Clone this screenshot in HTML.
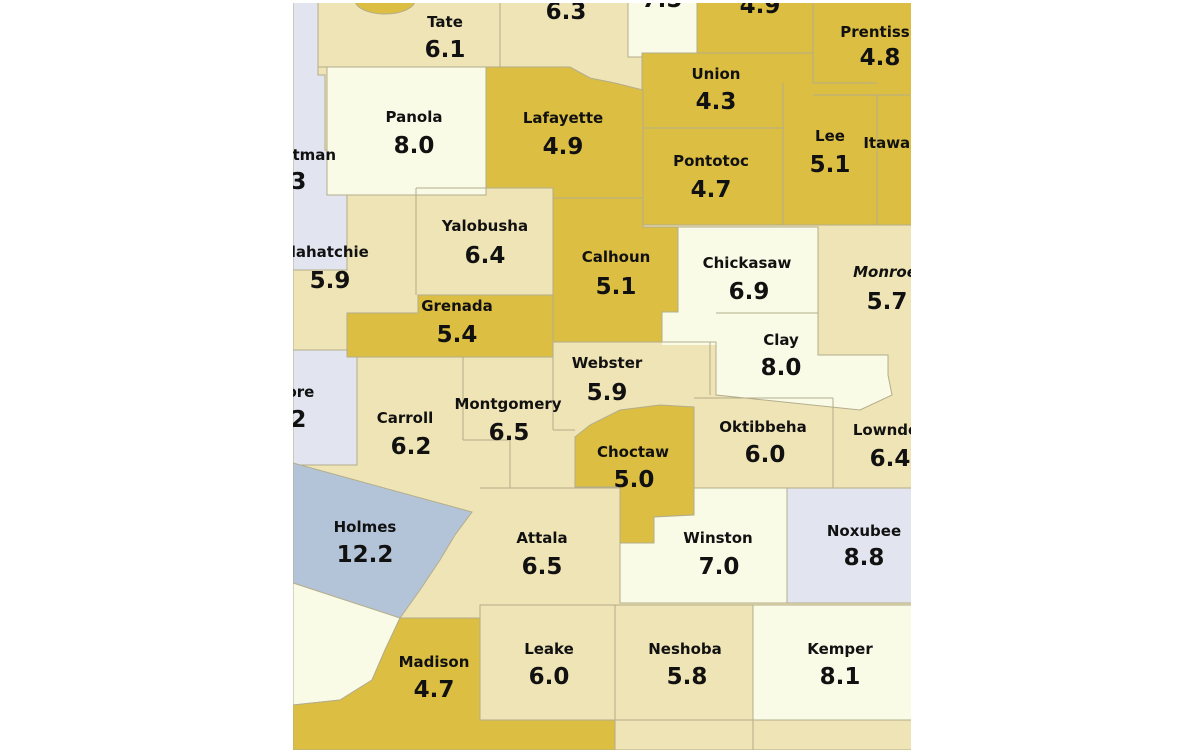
<!DOCTYPE html>
<html><head><meta charset="utf-8"><style>
html,body{margin:0;padding:0;background:#fff;width:1200px;height:750px;overflow:hidden}
svg{display:block}
text{font-family:"DejaVu Sans","Liberation Sans",sans-serif;fill:#111;text-anchor:middle;dominant-baseline:central}
.n{font-size:15px;font-weight:bold}
.v{font-size:23px;font-weight:bold}
</style></head><body>
<svg width="1200" height="750" viewBox="0 0 1200 750">
<defs><clipPath id="c"><rect x="293" y="3" width="618" height="747"/></clipPath></defs>
<g clip-path="url(#c)" stroke="#b3ad8c" stroke-width="1">
<rect x="293" y="0" width="620" height="750" fill="#efe4b5"/>
<polygon points="293,0 318,0 318,75 325,75 325,150 347,150 347,270 293,270" fill="#e2e5f0"/>
<polygon points="293,350 357,350 357,465 293,465" fill="#e2e5f0"/>
<ellipse cx="385" cy="0" rx="30" ry="14" fill="#dcbe42"/>
<polygon points="628,0 697,0 697,57 642,57 628,57" fill="#fafbe6"/>
<polygon points="697,0 920,0 920,225 642,225 642,53 697,53" fill="#dcbe42"/>
<line x1="642" y1="128" x2="783" y2="128"/><line x1="783" y1="83" x2="783" y2="225"/>
<line x1="813" y1="0" x2="813" y2="83"/><line x1="813" y1="83" x2="877" y2="83"/>
<line x1="877" y1="95" x2="877" y2="225"/><line x1="813" y1="95" x2="910" y2="95"/>
<line x1="697" y1="53" x2="813" y2="53"/>
<polygon points="327,67 486,67 486,195 327,195" fill="#fafbe6"/>
<polygon points="486,67 570,67 590,78 615,83 643,90 643,198 553,198 553,188 486,188" fill="#dcbe42"/>
<polygon points="662,310 716,310 716,345 662,345" fill="#fafbe6" stroke="none"/>
<polygon points="553,198 643,198 643,227 678,227 678,312 662,312 662,342 553,342" fill="#dcbe42"/>
<polygon points="678,227 818,227 818,355 888,355 888,375 892,395 860,410 716,395 716,342 662,342 662,312 678,312" fill="#fafbe6"/>
<line x1="716" y1="313" x2="818" y2="313"/>
<polygon points="347,313 418,313 418,295 553,295 553,357 347,357" fill="#dcbe42"/>
<line x1="416" y1="188" x2="416" y2="295"/><line x1="416" y1="188" x2="553" y2="188"/>
<line x1="318" y1="67" x2="486" y2="67"/><line x1="500" y1="0" x2="500" y2="67"/>
<line x1="463" y1="357" x2="463" y2="440"/><line x1="463" y1="440" x2="510" y2="440"/><line x1="510" y1="440" x2="510" y2="488"/>
<line x1="553" y1="357" x2="553" y2="430"/><line x1="553" y1="430" x2="575" y2="430"/>
<line x1="553" y1="342" x2="710" y2="342"/><line x1="710" y1="342" x2="710" y2="395"/>
<line x1="694" y1="398" x2="833" y2="398"/><line x1="833" y1="398" x2="833" y2="488"/>
<line x1="480" y1="488" x2="620" y2="488"/>
<polygon points="575,437 590,425 620,410 660,405 694,407 694,515 654,517 654,543 620,543 620,487 575,487" fill="#dcbe42"/>
<polygon points="694,488 787,488 787,603 620,603 620,543 654,543 654,517 694,515" fill="#fafbe6"/>
<polygon points="787,488 920,488 920,603 787,603" fill="#e2e5f0"/>
<polygon points="293,463 472,512 455,535 440,560 420,590 400,618 293,583" fill="#b4c4d8"/>
<polygon points="293,583 400,618 385,650 372,680 340,700 293,705" fill="#fafbe6"/>
<polygon points="400,618 480,618 480,720 615,720 615,750 293,750 293,705 340,700 372,680 385,650" fill="#dcbe42"/>
<polygon points="480,605 753,605 753,720 480,720" fill="#efe4b5"/>
<line x1="615" y1="605" x2="615" y2="750"/>
<polygon points="753,605 920,605 920,720 753,720" fill="#fafbe6"/>
<line x1="753" y1="720" x2="753" y2="750"/>
</g>
<g clip-path="url(#c)">
<text class="n" x="445" y="22">Tate</text><text class="v" x="445" y="50">6.1</text>
<text class="v" x="566" y="12">6.3</text><text class="v" x="662" y="0">7.5</text>
<text class="v" x="760" y="6">4.9</text>
<text class="n" x="875" y="32">Prentiss</text><text class="v" x="880" y="58">4.8</text>
<text class="n" x="716" y="74">Union</text><text class="v" x="716" y="102">4.3</text>
<text class="n" x="414" y="117">Panola</text><text class="v" x="414" y="146">8.0</text>
<text class="n" x="563" y="118">Lafayette</text><text class="v" x="563" y="147">4.9</text>
<text class="n" x="711" y="161">Pontotoc</text><text class="v" x="711" y="190">4.7</text>
<text class="n" x="830" y="136">Lee</text><text class="v" x="830" y="165">5.1</text>
<text class="n" x="905" y="143">Itawamba</text>
<text class="n" x="300" y="155">Quitman</text><text class="v" x="286" y="182">8.3</text>
<text class="n" x="318" y="252">Tallahatchie</text><text class="v" x="330" y="281">5.9</text>
<text class="n" x="485" y="226">Yalobusha</text><text class="v" x="485" y="256">6.4</text>
<text class="n" x="616" y="257">Calhoun</text><text class="v" x="616" y="287">5.1</text>
<text class="n" x="747" y="263">Chickasaw</text><text class="v" x="749" y="292">6.9</text>
<text class="n" x="885" y="272" font-style="italic">Monroe</text><text class="v" x="887" y="302">5.7</text>
<text class="n" x="457" y="306">Grenada</text><text class="v" x="457" y="335">5.4</text>
<text class="n" x="781" y="340">Clay</text><text class="v" x="781" y="368">8.0</text>
<text class="n" x="607" y="363">Webster</text><text class="v" x="607" y="393">5.9</text>
<text class="n" x="285" y="392">Leflore</text><text class="v" x="286" y="420">9.2</text>
<text class="n" x="405" y="418">Carroll</text><text class="v" x="411" y="447">6.2</text>
<text class="n" x="508" y="404">Montgomery</text><text class="v" x="509" y="433">6.5</text>
<text class="n" x="633" y="452">Choctaw</text><text class="v" x="634" y="480">5.0</text>
<text class="n" x="763" y="427">Oktibbeha</text><text class="v" x="765" y="455">6.0</text>
<text class="n" x="890" y="430">Lowndes</text><text class="v" x="890" y="459">6.4</text>
<text class="n" x="365" y="527">Holmes</text><text class="v" x="365" y="555">12.2</text>
<text class="n" x="542" y="538">Attala</text><text class="v" x="542" y="567">6.5</text>
<text class="n" x="718" y="538">Winston</text><text class="v" x="719" y="567">7.0</text>
<text class="n" x="864" y="531">Noxubee</text><text class="v" x="864" y="558">8.8</text>
<text class="n" x="434" y="662">Madison</text><text class="v" x="434" y="690">4.7</text>
<text class="n" x="549" y="649">Leake</text><text class="v" x="549" y="677">6.0</text>
<text class="n" x="685" y="649">Neshoba</text><text class="v" x="687" y="677">5.8</text>
<text class="n" x="840" y="649">Kemper</text><text class="v" x="840" y="677">8.1</text>
</g>
</svg>
</body></html>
::::
Task goal ▸ Take the listing above and print it exactly, apart from the pictures.

Right answer ▸
Clone this screenshot in HTML.
<!DOCTYPE html>
<html><head><meta charset="utf-8"><style>
html,body{margin:0;padding:0;background:#fff;width:1200px;height:750px;overflow:hidden}
svg{display:block}
text{font-family:"DejaVu Sans","Liberation Sans",sans-serif;fill:#111;text-anchor:middle;dominant-baseline:central}
.n{font-size:15px;font-weight:bold}
.v{font-size:23px;font-weight:bold}
</style></head><body>
<svg width="1200" height="750" viewBox="0 0 1200 750">
<defs><clipPath id="c"><rect x="293" y="3" width="618" height="747"/></clipPath></defs>
<g clip-path="url(#c)" stroke="#b3ad8c" stroke-width="1">
<rect x="293" y="0" width="620" height="750" fill="#efe4b5"/>
<polygon points="293,0 318,0 318,75 325,75 325,150 347,150 347,270 293,270" fill="#e2e5f0"/>
<polygon points="293,350 357,350 357,465 293,465" fill="#e2e5f0"/>
<ellipse cx="385" cy="0" rx="30" ry="14" fill="#dcbe42"/>
<polygon points="628,0 697,0 697,57 642,57 628,57" fill="#fafbe6"/>
<polygon points="697,0 920,0 920,225 642,225 642,53 697,53" fill="#dcbe42"/>
<line x1="642" y1="128" x2="783" y2="128"/><line x1="783" y1="83" x2="783" y2="225"/>
<line x1="813" y1="0" x2="813" y2="83"/><line x1="813" y1="83" x2="877" y2="83"/>
<line x1="877" y1="95" x2="877" y2="225"/><line x1="813" y1="95" x2="910" y2="95"/>
<line x1="697" y1="53" x2="813" y2="53"/>
<polygon points="327,67 486,67 486,195 327,195" fill="#fafbe6"/>
<polygon points="486,67 570,67 590,78 615,83 643,90 643,198 553,198 553,188 486,188" fill="#dcbe42"/>
<polygon points="662,310 716,310 716,345 662,345" fill="#fafbe6" stroke="none"/>
<polygon points="553,198 643,198 643,227 678,227 678,312 662,312 662,342 553,342" fill="#dcbe42"/>
<polygon points="678,227 818,227 818,355 888,355 888,375 892,395 860,410 716,395 716,342 662,342 662,312 678,312" fill="#fafbe6"/>
<line x1="716" y1="313" x2="818" y2="313"/>
<polygon points="347,313 418,313 418,295 553,295 553,357 347,357" fill="#dcbe42"/>
<line x1="416" y1="188" x2="416" y2="295"/><line x1="416" y1="188" x2="553" y2="188"/>
<line x1="318" y1="67" x2="486" y2="67"/><line x1="500" y1="0" x2="500" y2="67"/>
<line x1="463" y1="357" x2="463" y2="440"/><line x1="463" y1="440" x2="510" y2="440"/><line x1="510" y1="440" x2="510" y2="488"/>
<line x1="553" y1="357" x2="553" y2="430"/><line x1="553" y1="430" x2="575" y2="430"/>
<line x1="553" y1="342" x2="710" y2="342"/><line x1="710" y1="342" x2="710" y2="395"/>
<line x1="694" y1="398" x2="833" y2="398"/><line x1="833" y1="398" x2="833" y2="488"/>
<line x1="480" y1="488" x2="620" y2="488"/>
<polygon points="575,437 590,425 620,410 660,405 694,407 694,515 654,517 654,543 620,543 620,487 575,487" fill="#dcbe42"/>
<polygon points="694,488 787,488 787,603 620,603 620,543 654,543 654,517 694,515" fill="#fafbe6"/>
<polygon points="787,488 920,488 920,603 787,603" fill="#e2e5f0"/>
<polygon points="293,463 472,512 455,535 440,560 420,590 400,618 293,583" fill="#b4c4d8"/>
<polygon points="293,583 400,618 385,650 372,680 340,700 293,705" fill="#fafbe6"/>
<polygon points="400,618 480,618 480,720 615,720 615,750 293,750 293,705 340,700 372,680 385,650" fill="#dcbe42"/>
<polygon points="480,605 753,605 753,720 480,720" fill="#efe4b5"/>
<line x1="615" y1="605" x2="615" y2="750"/>
<polygon points="753,605 920,605 920,720 753,720" fill="#fafbe6"/>
<line x1="753" y1="720" x2="753" y2="750"/>
</g>
<g clip-path="url(#c)">
<text class="n" x="445" y="22">Tate</text><text class="v" x="445" y="50">6.1</text>
<text class="v" x="566" y="12">6.3</text><text class="v" x="662" y="0">7.5</text>
<text class="v" x="760" y="6">4.9</text>
<text class="n" x="875" y="32">Prentiss</text><text class="v" x="880" y="58">4.8</text>
<text class="n" x="716" y="74">Union</text><text class="v" x="716" y="102">4.3</text>
<text class="n" x="414" y="117">Panola</text><text class="v" x="414" y="146">8.0</text>
<text class="n" x="563" y="118">Lafayette</text><text class="v" x="563" y="147">4.9</text>
<text class="n" x="711" y="161">Pontotoc</text><text class="v" x="711" y="190">4.7</text>
<text class="n" x="830" y="136">Lee</text><text class="v" x="830" y="165">5.1</text>
<text class="n" x="905" y="143">Itawamba</text>
<text class="n" x="300" y="155">Quitman</text><text class="v" x="286" y="182">8.3</text>
<text class="n" x="318" y="252">Tallahatchie</text><text class="v" x="330" y="281">5.9</text>
<text class="n" x="485" y="226">Yalobusha</text><text class="v" x="485" y="256">6.4</text>
<text class="n" x="616" y="257">Calhoun</text><text class="v" x="616" y="287">5.1</text>
<text class="n" x="747" y="263">Chickasaw</text><text class="v" x="749" y="292">6.9</text>
<text class="n" x="885" y="272" font-style="italic">Monroe</text><text class="v" x="887" y="302">5.7</text>
<text class="n" x="457" y="306">Grenada</text><text class="v" x="457" y="335">5.4</text>
<text class="n" x="781" y="340">Clay</text><text class="v" x="781" y="368">8.0</text>
<text class="n" x="607" y="363">Webster</text><text class="v" x="607" y="393">5.9</text>
<text class="n" x="285" y="392">Leflore</text><text class="v" x="286" y="420">9.2</text>
<text class="n" x="405" y="418">Carroll</text><text class="v" x="411" y="447">6.2</text>
<text class="n" x="508" y="404">Montgomery</text><text class="v" x="509" y="433">6.5</text>
<text class="n" x="633" y="452">Choctaw</text><text class="v" x="634" y="480">5.0</text>
<text class="n" x="763" y="427">Oktibbeha</text><text class="v" x="765" y="455">6.0</text>
<text class="n" x="890" y="430">Lowndes</text><text class="v" x="890" y="459">6.4</text>
<text class="n" x="365" y="527">Holmes</text><text class="v" x="365" y="555">12.2</text>
<text class="n" x="542" y="538">Attala</text><text class="v" x="542" y="567">6.5</text>
<text class="n" x="718" y="538">Winston</text><text class="v" x="719" y="567">7.0</text>
<text class="n" x="864" y="531">Noxubee</text><text class="v" x="864" y="558">8.8</text>
<text class="n" x="434" y="662">Madison</text><text class="v" x="434" y="690">4.7</text>
<text class="n" x="549" y="649">Leake</text><text class="v" x="549" y="677">6.0</text>
<text class="n" x="685" y="649">Neshoba</text><text class="v" x="687" y="677">5.8</text>
<text class="n" x="840" y="649">Kemper</text><text class="v" x="840" y="677">8.1</text>
</g>
</svg>
</body></html>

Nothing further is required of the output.